The Dictionary of Australasian Biography/Wedge, Hon. John Helder

1459908The Dictionary of Australasian Biography — Wedge, Hon. John HelderPhilip Mennell

Wedge, Hon. John Helder, M.L.C., was born in England in 1792. He arrived in Tasmania in 1824, having received an appointment in the Survey Department of that colony. In 1828 Mr. Wedge made three exploring journeys from Circular Head into the north-west portion of the island, having been instructed by the Government to report on the discoveries of the Van Diemen's Land Company's surveyors, Messrs. Goldie, Fossy, and Hellyer. On his return he strongly urged on the Government the reservation of a township and area at Emu Bay, but, unfortunately for the colony, his advice was not taken, and the land was granted to the Van Diemen's Land Company. Some years later, with Mr. Frankland, the Surveyor-General, he explored the country from the head waters of the Derwent to Port Davey, tracing the Huon River from its source. In 1835 he went to Port Phillip as agent for a syndicate of fifteen Tasmanians, including Batman, J. T. Gellibrand and himself, to take up a large tract of land, and 600,000 acres were purchased from the blacks before the party led by J. P. Fawkner arrived. The land purchased extended from the mouth of the river Yarra to three miles above the first fall, thence fifty miles in a north-west line, thence fifty miles in a westerly line, thence eighty miles to the Barwon River at Geelong, and thence along the shore of Port Phillip Bay to the point of commencement at the mouth of the Yarra Yarra River.

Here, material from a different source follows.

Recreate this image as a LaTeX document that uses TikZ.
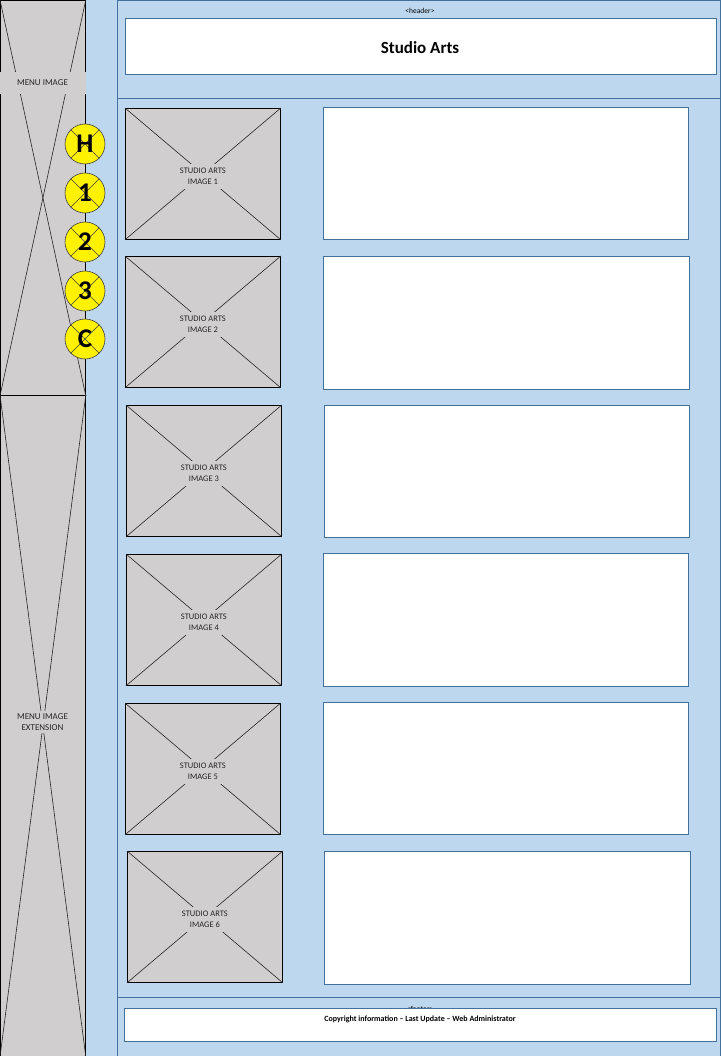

The purchase was disallowed by the Sydney Government, though at a later period a grant of land was given to the company as compensation, Mr. Wedge selling his share in 1854 for £18,000. After the collapse of the company he went to England, returning to Tasmania with Bishop Nixon in 1843, when he accepted the post of manager of the Christ College estate at Bishopsbourne. In 1855 he was elected member of the old Legislative Council for the district of Morven, and on the introduction of free institutions in 1856 was elected member for the new Legislative Council for the district of North Esk. He was a member without office of the short-lived Gregson Ministry from Feb. 26th to April 25th, 1857. At a later date he represented Hobart, and afterwards the Huon, in the Legislative Council, retaining his seat until his death. He resided for many years on his estate of Leighlands, near Perth, but in 1865 removed to the estate of Medlands, on the river Forth, where he died on Nov. 22nd, 1872, at the age of eighty.